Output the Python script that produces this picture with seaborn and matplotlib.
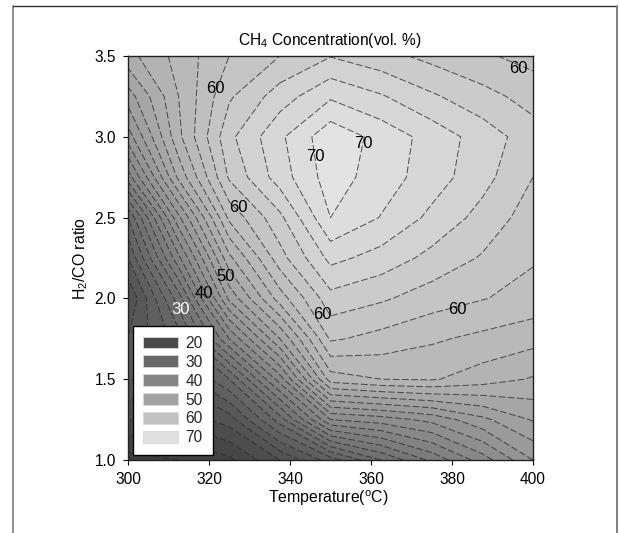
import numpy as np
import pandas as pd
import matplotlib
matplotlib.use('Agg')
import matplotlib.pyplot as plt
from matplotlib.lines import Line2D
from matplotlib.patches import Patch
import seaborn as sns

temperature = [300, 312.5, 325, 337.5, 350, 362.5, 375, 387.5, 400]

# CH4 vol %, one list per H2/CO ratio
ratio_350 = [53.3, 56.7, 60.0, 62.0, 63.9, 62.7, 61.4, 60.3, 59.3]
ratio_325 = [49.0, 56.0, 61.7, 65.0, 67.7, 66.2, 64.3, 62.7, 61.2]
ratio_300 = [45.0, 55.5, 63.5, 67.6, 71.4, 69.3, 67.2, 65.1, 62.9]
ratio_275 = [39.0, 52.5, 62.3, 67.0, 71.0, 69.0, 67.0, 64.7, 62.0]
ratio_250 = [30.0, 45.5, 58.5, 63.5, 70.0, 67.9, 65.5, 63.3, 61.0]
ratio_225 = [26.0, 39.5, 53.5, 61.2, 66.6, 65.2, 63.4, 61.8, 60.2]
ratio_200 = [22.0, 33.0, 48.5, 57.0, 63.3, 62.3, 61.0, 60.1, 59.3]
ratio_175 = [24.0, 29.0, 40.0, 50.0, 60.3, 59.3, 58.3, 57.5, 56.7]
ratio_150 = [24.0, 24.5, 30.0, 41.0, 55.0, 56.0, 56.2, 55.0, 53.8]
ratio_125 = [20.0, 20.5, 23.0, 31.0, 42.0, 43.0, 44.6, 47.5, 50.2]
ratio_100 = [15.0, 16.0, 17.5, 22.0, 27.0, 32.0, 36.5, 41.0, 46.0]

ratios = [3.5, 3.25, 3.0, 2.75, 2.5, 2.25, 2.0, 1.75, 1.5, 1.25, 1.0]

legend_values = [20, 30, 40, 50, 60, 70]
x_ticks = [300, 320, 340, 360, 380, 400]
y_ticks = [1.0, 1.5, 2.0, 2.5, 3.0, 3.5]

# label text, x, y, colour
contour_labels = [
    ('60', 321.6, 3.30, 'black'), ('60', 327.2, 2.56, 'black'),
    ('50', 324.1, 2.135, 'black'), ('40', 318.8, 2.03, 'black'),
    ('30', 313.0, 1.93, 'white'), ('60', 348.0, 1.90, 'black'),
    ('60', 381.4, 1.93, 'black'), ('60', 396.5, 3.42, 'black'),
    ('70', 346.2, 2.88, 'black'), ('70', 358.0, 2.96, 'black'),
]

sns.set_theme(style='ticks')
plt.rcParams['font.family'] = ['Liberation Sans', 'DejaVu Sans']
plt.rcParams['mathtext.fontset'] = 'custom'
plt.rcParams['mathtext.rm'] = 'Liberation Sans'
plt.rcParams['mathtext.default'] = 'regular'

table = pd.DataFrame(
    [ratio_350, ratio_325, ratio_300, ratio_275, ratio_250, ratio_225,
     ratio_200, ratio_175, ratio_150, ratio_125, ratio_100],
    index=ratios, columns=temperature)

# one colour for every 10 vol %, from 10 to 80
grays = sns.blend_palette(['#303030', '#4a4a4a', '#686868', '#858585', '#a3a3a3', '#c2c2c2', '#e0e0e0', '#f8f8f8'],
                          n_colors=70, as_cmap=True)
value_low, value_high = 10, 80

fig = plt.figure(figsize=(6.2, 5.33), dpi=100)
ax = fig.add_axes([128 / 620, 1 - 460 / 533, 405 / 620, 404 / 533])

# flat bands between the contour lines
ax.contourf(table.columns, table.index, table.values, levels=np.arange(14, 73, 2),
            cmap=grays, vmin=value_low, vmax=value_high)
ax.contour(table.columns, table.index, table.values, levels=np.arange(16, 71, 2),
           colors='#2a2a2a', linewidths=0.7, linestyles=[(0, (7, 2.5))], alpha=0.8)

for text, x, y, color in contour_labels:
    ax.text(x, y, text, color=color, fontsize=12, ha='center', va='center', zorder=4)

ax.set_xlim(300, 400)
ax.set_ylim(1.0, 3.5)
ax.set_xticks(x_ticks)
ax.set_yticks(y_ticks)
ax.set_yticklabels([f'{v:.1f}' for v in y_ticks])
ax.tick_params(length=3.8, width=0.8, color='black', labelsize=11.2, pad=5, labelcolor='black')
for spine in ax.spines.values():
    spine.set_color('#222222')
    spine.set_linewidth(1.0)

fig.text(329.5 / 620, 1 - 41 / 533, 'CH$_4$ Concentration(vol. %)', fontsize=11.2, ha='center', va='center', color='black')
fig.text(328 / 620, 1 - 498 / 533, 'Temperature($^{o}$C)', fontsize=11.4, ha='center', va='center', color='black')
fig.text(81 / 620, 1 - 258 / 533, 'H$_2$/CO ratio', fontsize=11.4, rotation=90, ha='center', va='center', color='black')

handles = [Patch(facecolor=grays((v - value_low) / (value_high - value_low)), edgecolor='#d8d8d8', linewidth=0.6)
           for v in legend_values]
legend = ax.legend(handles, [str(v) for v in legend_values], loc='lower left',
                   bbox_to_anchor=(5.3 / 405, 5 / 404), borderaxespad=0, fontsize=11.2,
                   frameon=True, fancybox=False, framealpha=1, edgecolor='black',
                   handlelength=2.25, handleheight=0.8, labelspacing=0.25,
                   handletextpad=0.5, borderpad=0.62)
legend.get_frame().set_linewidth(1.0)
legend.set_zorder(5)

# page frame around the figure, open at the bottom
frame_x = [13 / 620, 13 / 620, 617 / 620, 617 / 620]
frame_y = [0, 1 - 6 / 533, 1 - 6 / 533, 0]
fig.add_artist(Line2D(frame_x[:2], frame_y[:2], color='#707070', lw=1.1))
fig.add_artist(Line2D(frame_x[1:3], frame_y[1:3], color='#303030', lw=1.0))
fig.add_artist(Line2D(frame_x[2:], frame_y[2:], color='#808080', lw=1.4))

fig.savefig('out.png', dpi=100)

▸ **WORK INSTRUCTIONS**
Repeat the listing above up to and including the line with "375, 387.5, 400]", starting from its first line. Drop any pictures.

▸ **RESULT**
Output the Python script that produces this picture with seaborn and matplotlib.
import numpy as np
import pandas as pd
import matplotlib
matplotlib.use('Agg')
import matplotlib.pyplot as plt
from matplotlib.lines import Line2D
from matplotlib.patches import Patch
import seaborn as sns

temperature = [300, 312.5, 325, 337.5, 350, 362.5, 375, 387.5, 400]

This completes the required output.